Setiap koperasi direncanakan memiliki gudang modern dan enam outlet strategis sebagai pusat produksi dan distribusi barang, termasuk sembako, obat-obatan, dan produk pertanian. Model ini menjadikan koperasi sebagai penggerak ekonomi nyata di desa, bukan hanya lembaga keuangan. Koperasi juga diharapkan mempercepat inklusi keuangan, memberikan akses pembiayaan usaha mikro, dan meningkatkan literasi keuangan di masyarakat desa.
Dengan adanya koperasi ini, diharapkan masyarakat desa tidak lagi bergantung pada pinjaman berbunga tinggi dari rentenir atau lembaga keuangan informal lainnya. Selain itu, koperasi dapat menjadi wadah edukasi bagi masyarakat desa tentang manajemen usaha dan literasi keuangan.
Belajar dari Pengalaman Masa Lalu: KUD dan BUMDes
Direktur Cooperative Research Center (CRC) Insitut Teknologi Keling Kumang, Suroto, menekankan pentingnya belajar dari pengalaman masa lalu, khususnya dari kurang optimalnya sistem Koperasi Unit Desa (KUD). Ia menyarankan agar Koperasi Merah Putih dibangun atas prakarsa masyarakat dan menekankan pentingnya pendidikan bagi anggota tentang ideologi koperasi, tata kelola, hak, dan kewajiban.
Suroto juga menambahkan bahwa keberhasilan Koperasi Merah Putih bergantung pada tata kelola yang profesional dan transparan. Pengalaman BUMDes dan KUD menunjukkan bahwa lemahnya manajemen dan kurangnya akuntabilitas dapat menghambat keberhasilan usaha berbasis desa. Pemerintah perlu memastikan setiap koperasi memiliki sistem manajemen yang baik, SDM terlatih, dan akses pendampingan teknis berkelanjutan.
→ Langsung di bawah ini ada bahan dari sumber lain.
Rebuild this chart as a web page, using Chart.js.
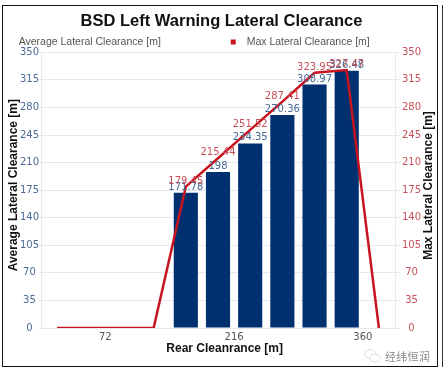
<!DOCTYPE html>
<html><head><meta charset="utf-8">
<style>
html,body{margin:0;padding:0;background:#fff;overflow:hidden}
#wrap{position:relative;width:443px;height:374px}
#frame{position:absolute;left:2px;top:5px;width:434px;height:360px;border:1.5px solid #111;pointer-events:none}
#edge{position:absolute;left:441.5px;top:5px;width:1.5px;height:362px;background:#333}
#mark{position:absolute;left:385px;top:348px;font:11px "Noto Sans CJK SC";color:#8a8a8a;letter-spacing:.3px;line-height:16px}
#icon{position:absolute;left:363px;top:347px}
</style></head><body>
<div id="wrap">
<canvas id="c" width="443" height="374"></canvas>
<div id="frame"></div><div id="edge"></div>
<svg id="icon" width="19" height="18"><ellipse cx="7" cy="7" rx="5.5" ry="4.5" fill="#fff" stroke="#dcdcdc"/><ellipse cx="12" cy="11" rx="5" ry="4" fill="#fff" stroke="#dcdcdc"/></svg>
<div id="mark">经纬恒润</div>
</div>
<script src="https://cdn.jsdelivr.net/npm/chart.js@4"></script>
<script>
const chartTitle = 'BSD Left Warning Lateral Clearance';
const avgName = 'Average Lateral Clearance [m]';
const maxName = 'Max Lateral Clearance [m]';
const xName = 'Rear Cleanrance [m]';
const rearClearance = [18, 54, 90, 126, 162, 198, 234, 270, 306, 342, 378];
const avgClearance = [null, null, null, null, 171.78, 198, 234.35, 270.36, 308.97, 326.48, null];
const maxClearance = [0, 0, 0, 0, 179.45, 215.44, 251.52, 287.41, 323.95, 327.47, 0];
const xTicks = [72, 216, 360];

const NAVY = '#00306f', RED = '#c8141e', BLUE_T = '#4a6a95', RED_T = '#c8505a', GRID = '#e6e9ef';
const DJ = '"DejaVu Sans"', LS = '"Liberation Sans"';

const valueLabels = {
  id: 'valueLabels',
  afterDatasetsDraw(chart) {
    const ctx = chart.ctx;
    ctx.save();
    ctx.font = '10px ' + DJ;
    ctx.textAlign = 'center';
    ctx.textBaseline = 'bottom';
    chart.data.datasets.forEach((ds, i) => {
      ctx.fillStyle = i === 0 ? BLUE_T : RED_T;
      chart.getDatasetMeta(i).data.forEach((el, k) => {
        const v = ds.data[k].y;
        if (v) ctx.fillText(String(v), el.x, el.y - 0.5);
      });
    });
    ctx.restore();
  }
};
const rightTitle = {
  id: 'rightTitle',
  afterDraw(chart) {
    const ctx = chart.ctx;
    ctx.save();
    ctx.translate(429, 185.5);
    ctx.rotate(-Math.PI / 2);
    ctx.font = 'bold 12px ' + LS;
    ctx.fillStyle = '#111';
    ctx.textAlign = 'center';
    ctx.textBaseline = 'middle';
    ctx.fillText(maxName, 0, 0);
    ctx.restore();
  }
};
const legendHeight = {
  id: 'legendHeight',
  beforeLayout(chart) {
    const lg = chart.legend;
    if (lg._baseFit) return;
    lg._baseFit = lg.fit;
    lg.fit = function () { this._baseFit(); this.height -= 5; };
  }
};

new Chart(document.getElementById('c'), {
  type: 'bar',
  data: { datasets: [
    { type: 'bar', label: avgName, order: 1, backgroundColor: NAVY,
      data: rearClearance.map((x, i) => ({ x, y: avgClearance[i] })),
      barPercentage: 0.75, categoryPercentage: 1 },
    { type: 'line', label: maxName, order: 0, borderColor: RED, backgroundColor: RED,
      borderWidth: 2.5, pointRadius: 0, tension: 0, yAxisID: 'y2',
      data: rearClearance.map((x, i) => ({ x, y: maxClearance[i] })) }
  ]},
  plugins: [valueLabels, rightTitle, legendHeight],
  options: {
    responsive: false, animation: false,
    layout: { padding: { top: 12, left: 0, right: 0, bottom: 18 } },
    plugins: {
      tooltip: { enabled: false },
      title: { display: true, text: chartTitle, color: '#111', font: { family: LS, size: 16.5, weight: 'bold', lineHeight: 1.2 }, padding: { top: 0, bottom: 5 } },
      legend: {
        display: true, position: 'top', align: 'start',
        labels: {
          padding: 0, boxWidth: 14, boxHeight: 5, usePointStyle: true, color: '#555',
          font: { family: LS, size: 10.5 },
          sort: (a, b) => a.datasetIndex - b.datasetIndex,
          generateLabels(chart) {
            const items = Chart.defaults.plugins.legend.labels.generateLabels(chart);
            items.forEach(it => {
              it.pointStyle = 'rect';
              it.lineWidth = 0;
              it.text = ' ' + it.text;
              if (it.datasetIndex === 0) {
                it.fillStyle = 'rgba(0,0,0,0)'; it.strokeStyle = 'rgba(0,0,0,0)';
                it.text = it.text + ' '.repeat(23);
              } else { it.fillStyle = RED; it.strokeStyle = RED; }
            });
            return items;
          }
        }
      }
    },
    scales: {
      x: {
        type: 'linear', min: 0, max: 396, offset: false,
        afterBuildTicks: s => { s.ticks = xTicks.map(value => ({ value })); },
        afterFit: s => { s.height = 28; },
        grid: { display: false, tickLength: 0 },
        border: { color: GRID },
        ticks: { color: '#555', font: { family: DJ, size: 10 }, maxRotation: 0, autoSkip: false, padding: 3 },
        title: { display: true, text: '    ' + xName, color: '#111', font: { family: LS, size: 12, weight: 'bold' }, padding: { top: 2, bottom: 0 } }
      },
      y: {
        position: 'left', min: 0, max: 350,
        afterFit: s => { s.width = 41; },
        grid: { color: GRID, tickLength: 2, tickColor: GRID },
        border: { color: GRID },
        ticks: { stepSize: 35, color: BLUE_T, padding: 0, crossAlign: 'center', font: { family: DJ, size: 10 } },
        title: { display: true, text: '   ' + avgName, color: '#111', font: { family: LS, size: 12, weight: 'bold' }, padding: { top: 6, bottom: 0 } }
      },
      y2: {
        position: 'right', min: 0, max: 350,
        afterFit: s => { s.width = 48; },
        grid: { drawOnChartArea: false, color: GRID, tickLength: 5, tickColor: GRID },
        border: { color: GRID },
        ticks: { stepSize: 35, color: RED_T, padding: 2, crossAlign: 'center', font: { family: DJ, size: 10 } }
      }
    }
  }
});
</script>
</body></html>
Adaptasi teknologi juga sangat penting. Digitalisasi dapat memperluas akses pasar, mengurangi biaya operasional, dan meningkatkan efisiensi distribusi. Pemerintah perlu mendorong pengembangan infrastruktur digital di desa, termasuk akses internet yang merata. Koperasi juga harus memiliki orientasi pasar yang jelas, dengan strategi pemasaran matang dan kemitraan dengan industri besar dan marketplace digital.
Terakhir, Suroto menekankan pentingnya monitoring dan evaluasi yang ketat untuk mencegah penyalahgunaan atau inefisiensi. Sistem pemantauan yang transparan dan melibatkan berbagai pihak, termasuk masyarakat desa, akademisi, dan organisasi masyarakat sipil, sangat diperlukan untuk memastikan Koperasi Merah Putih berkembang secara sehat dan memberikan manfaat bagi anggotanya.
Koperasi Desa Merah Putih memiliki potensi besar untuk mengubah perekonomian pedesaan. Namun, keberhasilannya bergantung pada tata kelola yang baik, pemanfaatan teknologi, strategi pemasaran yang efektif, dan monitoring yang ketat. Dengan pendekatan yang tepat, Koperasi Merah Putih dapat menjadi tonggak baru dalam pembangunan ekonomi desa yang berkelanjutan.